Als kleines Mädchen durfte ich bei Besuchen immer mein geliebtes Sonntagskleidchen anziehen, aber obwohl ich es gerne trug, auch das war ein Kreuz! Ich durfte nicht rumtoben, wie ich wollte, es hätte ja schmutzig werden können. So lernte ich ziemlich schnell, dass die meisten Dinge eben doch zwei Seiten hatten.
Waren dann fremde Leute oder nicht so nahe Verwandte da, hatte man bei der Begrüßung einen Knicks zu machen. Da gab es natürlich verschiedene Versionen, die ich auch ausspielte. Gefiel mir der oder die fremde Person, gab ich das rechte
Händchen, zupfte den Rockrand mit dem linken Händchen ein wenig an und machte dann den erwarteten Knicks. Bei anderen senkte ich auch schon mal den Kopf, sah von unten nach oben auf die Person und deutete den Knicks nur an.
Übrigens rechtes
Händchen! Ich weiß noch, dass ich als kleines Mädchen oft angehalten wurde, das rechte
Handchen zur Begrüßung der Erwachsenen zu geben. Wenn ich die linke Hand empor streckte, was ich anfangs sicher öfter getan haben muss, wurde ich stets sanft aber bestimmt angehalten, doch bitte das rechte Händchen zu geben. Ich kann heute noch mit der linken Hand einige Sachen besser machen als mit der rechten. Wer weiß, vielleicht bin ich ein verkappter Linkspatsch, der seine Anlage aus falsch verstandener Fürsorge der Eltern nicht ausleben durfte.

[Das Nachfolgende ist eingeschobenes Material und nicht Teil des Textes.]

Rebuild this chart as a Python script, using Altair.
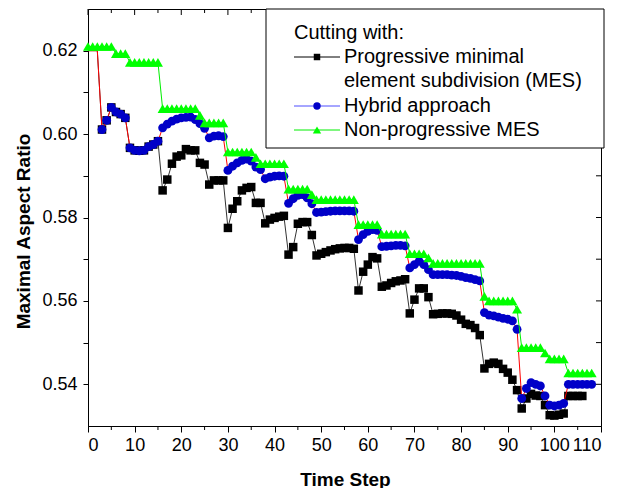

Noch eines möchte ich hier aufschreiben, denn bei meinen Söhnen habe ich stets darauf geachtet, dass ihnen nicht Ähnliches passiert: Kratzende und rutschende Strümpfe! Auch der älteste, heute fast 40 Jahre, trug nie ein Leibchen, obwohl das seinerzeit noch nicht ganz aus der Mode war. Ich erinnere mich mit Grausen an rutschende Strümpfe, weil der Verschluss beim Toben nicht hielt und manchmal war er auch kaputt, dann musste ein Pfennigstück als Behelf eingeklemmt werden - fürchterlich, denn das konnte man noch viel eher verlieren!

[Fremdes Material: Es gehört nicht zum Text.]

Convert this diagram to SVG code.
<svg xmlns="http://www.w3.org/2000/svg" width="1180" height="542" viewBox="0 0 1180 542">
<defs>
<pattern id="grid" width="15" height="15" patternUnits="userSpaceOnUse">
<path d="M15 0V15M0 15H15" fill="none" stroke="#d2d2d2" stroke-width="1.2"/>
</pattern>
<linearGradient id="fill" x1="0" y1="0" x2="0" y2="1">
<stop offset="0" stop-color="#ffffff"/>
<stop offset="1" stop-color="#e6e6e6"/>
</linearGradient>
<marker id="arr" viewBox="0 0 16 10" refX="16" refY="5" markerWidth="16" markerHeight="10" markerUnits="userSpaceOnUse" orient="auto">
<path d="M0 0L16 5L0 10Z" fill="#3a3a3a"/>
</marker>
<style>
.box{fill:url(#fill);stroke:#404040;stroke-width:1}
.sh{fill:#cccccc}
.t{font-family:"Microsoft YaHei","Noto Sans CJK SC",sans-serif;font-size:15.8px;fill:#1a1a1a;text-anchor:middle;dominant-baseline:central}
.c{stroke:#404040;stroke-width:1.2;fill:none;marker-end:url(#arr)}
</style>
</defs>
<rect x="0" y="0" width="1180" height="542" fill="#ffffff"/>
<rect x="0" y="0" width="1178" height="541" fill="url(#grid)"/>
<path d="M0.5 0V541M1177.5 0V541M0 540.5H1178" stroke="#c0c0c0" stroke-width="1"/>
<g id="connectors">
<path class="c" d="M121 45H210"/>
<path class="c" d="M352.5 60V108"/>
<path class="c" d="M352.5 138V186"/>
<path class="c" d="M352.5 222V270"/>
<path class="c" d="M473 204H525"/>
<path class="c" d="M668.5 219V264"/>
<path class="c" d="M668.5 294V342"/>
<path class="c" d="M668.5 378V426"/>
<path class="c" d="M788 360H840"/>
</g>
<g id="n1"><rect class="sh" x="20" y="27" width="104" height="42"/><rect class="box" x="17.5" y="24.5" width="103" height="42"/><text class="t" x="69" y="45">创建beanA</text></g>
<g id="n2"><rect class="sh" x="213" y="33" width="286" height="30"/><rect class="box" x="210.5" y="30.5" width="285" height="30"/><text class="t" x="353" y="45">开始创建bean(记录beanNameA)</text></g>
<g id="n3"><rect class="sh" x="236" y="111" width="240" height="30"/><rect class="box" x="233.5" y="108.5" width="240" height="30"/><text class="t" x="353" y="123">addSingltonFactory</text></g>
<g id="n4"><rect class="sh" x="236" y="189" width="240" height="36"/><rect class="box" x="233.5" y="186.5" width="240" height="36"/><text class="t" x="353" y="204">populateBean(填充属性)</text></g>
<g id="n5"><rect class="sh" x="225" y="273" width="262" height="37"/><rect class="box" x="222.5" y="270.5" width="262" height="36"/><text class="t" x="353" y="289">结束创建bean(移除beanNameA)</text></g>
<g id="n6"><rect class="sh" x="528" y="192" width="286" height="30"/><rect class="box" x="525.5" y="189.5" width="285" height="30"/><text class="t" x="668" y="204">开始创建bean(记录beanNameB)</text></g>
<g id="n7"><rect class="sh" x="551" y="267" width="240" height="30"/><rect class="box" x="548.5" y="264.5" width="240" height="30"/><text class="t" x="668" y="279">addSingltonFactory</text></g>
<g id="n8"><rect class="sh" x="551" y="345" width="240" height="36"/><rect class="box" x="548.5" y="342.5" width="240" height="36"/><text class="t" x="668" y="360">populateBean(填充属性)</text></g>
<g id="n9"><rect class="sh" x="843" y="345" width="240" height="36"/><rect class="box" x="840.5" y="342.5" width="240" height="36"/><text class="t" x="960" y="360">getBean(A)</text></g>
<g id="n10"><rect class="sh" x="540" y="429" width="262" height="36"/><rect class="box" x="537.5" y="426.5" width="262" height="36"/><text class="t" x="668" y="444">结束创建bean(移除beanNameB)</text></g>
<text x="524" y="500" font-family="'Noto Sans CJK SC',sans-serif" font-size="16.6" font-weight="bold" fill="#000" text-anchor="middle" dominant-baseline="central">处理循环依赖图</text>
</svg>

Küsschen, Knicks, Taschentuch mit Spucke, Sonntagskleidchen und rutschende Strümpfe - das ist doch noch gar nicht so lange her - oder doch?
Man sagt ja, im Alter funktioniert das Langzeitgedächtnis noch immer hervorragend, vielleicht ist es ja das!

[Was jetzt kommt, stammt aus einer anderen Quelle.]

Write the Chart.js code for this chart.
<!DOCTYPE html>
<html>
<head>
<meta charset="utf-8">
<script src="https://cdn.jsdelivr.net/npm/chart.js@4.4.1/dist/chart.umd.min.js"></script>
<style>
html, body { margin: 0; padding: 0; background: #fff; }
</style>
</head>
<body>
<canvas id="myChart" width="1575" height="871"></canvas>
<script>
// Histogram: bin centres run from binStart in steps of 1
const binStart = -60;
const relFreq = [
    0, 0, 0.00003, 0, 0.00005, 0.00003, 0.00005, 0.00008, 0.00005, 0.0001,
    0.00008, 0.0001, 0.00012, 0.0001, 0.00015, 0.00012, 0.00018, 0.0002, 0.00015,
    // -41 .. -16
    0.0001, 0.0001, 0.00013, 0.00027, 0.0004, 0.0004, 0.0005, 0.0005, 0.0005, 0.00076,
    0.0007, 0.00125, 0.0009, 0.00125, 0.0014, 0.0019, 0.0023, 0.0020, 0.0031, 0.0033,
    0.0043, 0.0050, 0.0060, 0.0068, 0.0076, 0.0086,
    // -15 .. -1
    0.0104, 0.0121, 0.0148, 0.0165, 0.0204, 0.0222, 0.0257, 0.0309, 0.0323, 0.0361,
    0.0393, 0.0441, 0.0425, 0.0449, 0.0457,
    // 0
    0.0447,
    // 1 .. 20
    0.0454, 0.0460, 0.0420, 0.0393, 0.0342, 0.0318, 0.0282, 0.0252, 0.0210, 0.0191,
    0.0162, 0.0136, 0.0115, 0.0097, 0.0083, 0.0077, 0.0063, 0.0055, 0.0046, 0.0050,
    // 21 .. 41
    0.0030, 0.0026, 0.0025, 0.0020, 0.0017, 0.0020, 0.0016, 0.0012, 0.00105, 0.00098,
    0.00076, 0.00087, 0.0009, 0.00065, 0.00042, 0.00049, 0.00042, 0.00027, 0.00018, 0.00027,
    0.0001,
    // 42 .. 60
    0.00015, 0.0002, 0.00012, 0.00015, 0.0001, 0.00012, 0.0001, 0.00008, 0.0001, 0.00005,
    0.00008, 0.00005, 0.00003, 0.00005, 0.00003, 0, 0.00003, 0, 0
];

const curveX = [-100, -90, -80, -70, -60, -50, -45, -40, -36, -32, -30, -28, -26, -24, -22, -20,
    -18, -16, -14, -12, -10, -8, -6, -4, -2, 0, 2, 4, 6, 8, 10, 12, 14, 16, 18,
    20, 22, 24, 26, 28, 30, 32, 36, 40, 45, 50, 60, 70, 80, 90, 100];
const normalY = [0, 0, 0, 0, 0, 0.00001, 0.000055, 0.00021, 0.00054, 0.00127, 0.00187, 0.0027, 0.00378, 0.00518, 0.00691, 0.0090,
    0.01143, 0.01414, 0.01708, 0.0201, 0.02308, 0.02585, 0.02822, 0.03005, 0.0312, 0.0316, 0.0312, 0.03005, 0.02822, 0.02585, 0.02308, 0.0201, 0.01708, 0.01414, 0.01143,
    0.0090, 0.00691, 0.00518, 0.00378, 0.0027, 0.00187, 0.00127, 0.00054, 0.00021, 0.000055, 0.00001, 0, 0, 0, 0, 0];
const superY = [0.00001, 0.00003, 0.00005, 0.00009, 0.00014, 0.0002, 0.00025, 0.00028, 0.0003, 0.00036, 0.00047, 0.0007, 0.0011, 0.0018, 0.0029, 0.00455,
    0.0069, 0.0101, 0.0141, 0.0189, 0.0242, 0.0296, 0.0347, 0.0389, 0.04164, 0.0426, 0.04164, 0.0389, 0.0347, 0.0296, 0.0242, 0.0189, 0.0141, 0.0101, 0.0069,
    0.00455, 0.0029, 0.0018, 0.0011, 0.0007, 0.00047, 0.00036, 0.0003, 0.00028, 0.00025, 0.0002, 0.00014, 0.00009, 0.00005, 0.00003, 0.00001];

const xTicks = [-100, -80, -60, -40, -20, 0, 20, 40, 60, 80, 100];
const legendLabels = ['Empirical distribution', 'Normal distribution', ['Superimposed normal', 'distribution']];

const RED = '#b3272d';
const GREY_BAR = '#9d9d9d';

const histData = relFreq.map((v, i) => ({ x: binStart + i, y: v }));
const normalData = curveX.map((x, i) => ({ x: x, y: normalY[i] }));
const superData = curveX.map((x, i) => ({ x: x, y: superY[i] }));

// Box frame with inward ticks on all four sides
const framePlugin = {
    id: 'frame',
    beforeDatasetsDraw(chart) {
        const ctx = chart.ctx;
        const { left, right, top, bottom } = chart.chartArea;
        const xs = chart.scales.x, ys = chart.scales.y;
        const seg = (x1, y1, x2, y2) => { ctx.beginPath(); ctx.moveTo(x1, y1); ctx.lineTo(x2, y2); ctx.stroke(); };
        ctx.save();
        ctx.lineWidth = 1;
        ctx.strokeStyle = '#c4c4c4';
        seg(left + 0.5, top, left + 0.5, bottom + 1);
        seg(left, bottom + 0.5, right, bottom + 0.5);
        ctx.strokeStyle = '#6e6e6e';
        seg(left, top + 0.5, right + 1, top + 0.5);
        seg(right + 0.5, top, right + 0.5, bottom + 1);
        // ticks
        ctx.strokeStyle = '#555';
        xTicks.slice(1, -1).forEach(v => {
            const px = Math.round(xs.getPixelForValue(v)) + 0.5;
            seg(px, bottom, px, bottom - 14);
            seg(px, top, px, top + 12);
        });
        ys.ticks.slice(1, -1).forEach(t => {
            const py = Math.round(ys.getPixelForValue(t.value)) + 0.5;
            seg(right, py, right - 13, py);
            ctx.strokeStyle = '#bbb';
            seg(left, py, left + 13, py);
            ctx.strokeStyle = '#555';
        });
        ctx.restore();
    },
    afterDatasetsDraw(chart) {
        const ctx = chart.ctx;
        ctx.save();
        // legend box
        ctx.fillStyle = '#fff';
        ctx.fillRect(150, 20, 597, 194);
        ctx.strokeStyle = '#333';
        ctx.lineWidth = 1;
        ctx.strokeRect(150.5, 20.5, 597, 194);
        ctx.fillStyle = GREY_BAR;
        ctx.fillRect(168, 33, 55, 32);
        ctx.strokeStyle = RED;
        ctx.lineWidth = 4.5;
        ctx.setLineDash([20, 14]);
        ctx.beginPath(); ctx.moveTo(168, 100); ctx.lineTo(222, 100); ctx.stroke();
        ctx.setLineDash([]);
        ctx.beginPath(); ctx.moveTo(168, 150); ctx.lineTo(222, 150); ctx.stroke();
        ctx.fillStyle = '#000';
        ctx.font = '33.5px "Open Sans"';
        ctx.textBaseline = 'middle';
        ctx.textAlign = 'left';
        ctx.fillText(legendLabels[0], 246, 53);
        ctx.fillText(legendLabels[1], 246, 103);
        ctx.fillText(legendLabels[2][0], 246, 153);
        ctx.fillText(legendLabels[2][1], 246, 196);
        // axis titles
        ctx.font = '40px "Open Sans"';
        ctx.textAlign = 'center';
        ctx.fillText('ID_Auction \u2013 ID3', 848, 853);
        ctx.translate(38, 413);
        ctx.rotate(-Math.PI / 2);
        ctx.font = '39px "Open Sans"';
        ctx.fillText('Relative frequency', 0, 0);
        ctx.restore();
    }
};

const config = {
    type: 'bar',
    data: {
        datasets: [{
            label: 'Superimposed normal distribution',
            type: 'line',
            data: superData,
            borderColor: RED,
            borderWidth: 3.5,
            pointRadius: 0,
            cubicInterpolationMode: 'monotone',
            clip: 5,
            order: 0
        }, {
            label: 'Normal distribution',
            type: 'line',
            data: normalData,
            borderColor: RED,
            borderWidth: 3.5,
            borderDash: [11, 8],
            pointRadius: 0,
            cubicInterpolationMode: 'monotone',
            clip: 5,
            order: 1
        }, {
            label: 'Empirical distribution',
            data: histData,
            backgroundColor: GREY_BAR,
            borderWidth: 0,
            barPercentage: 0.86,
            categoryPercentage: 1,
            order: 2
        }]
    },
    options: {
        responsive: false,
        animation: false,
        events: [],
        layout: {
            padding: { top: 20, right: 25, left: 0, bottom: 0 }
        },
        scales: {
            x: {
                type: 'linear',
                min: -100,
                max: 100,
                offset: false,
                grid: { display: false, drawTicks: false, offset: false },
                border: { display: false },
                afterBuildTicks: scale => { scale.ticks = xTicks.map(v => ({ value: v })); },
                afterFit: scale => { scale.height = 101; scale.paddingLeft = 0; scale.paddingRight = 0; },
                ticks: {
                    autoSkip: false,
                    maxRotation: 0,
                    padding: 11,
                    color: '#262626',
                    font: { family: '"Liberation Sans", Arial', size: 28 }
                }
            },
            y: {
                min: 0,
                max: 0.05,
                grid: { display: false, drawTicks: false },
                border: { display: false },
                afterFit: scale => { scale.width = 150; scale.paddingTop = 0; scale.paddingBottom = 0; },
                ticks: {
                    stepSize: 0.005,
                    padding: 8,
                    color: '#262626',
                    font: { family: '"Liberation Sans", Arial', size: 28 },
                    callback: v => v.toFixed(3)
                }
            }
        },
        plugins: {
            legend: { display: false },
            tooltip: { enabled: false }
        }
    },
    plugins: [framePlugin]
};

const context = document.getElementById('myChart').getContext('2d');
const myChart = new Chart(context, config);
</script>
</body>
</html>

Buchtipp: Thierry Lenain/Stéphane Poulin – Kein Kuss für Tante Marotte!
Thierry Lenain erzählt in seinem Bilderbuch eine Geschichte, die das Selbstbewusstsein der Kinder stärkt. Er fordert, dass sie einfach nein
sagen, wenn sie keine Lust haben, abgeknutscht zu werden. Das führt für die Eltern dazu, dass ihre Kinder nicht immer gesellschaftlich angepasst reagieren, wenn wieder einmal ein freundlicher Erwachsener sein Maß an Zärtlichkeit abfordert. Doch viel wichtiger ist, dass die Kinder sehr genau zum Ausdruck bringen, was sie wirklich möchten und dass dies respektiert wird. Auch wenn es in der jeweiligen Situation vielleicht zunächst gar nicht angenehm ist. Denn nicht immer haben die Kinder den Wunsch von Oma, Opa, Tanten und Onkeln geküsst zu werden.
Der Hintergrund der Erzählung ist, frühzeitig sexuellem Missbrauch vorzubeugen. Wenn kleine Kinder in der Lage sind, deutlich zum Ausdruck zu bringen, welche Zärtlichkeit sie mögen und welche nicht, wird es leichter für sie, Handlungen, die sie nicht wollen - mit einem deutlichen NEIN abzuwehren.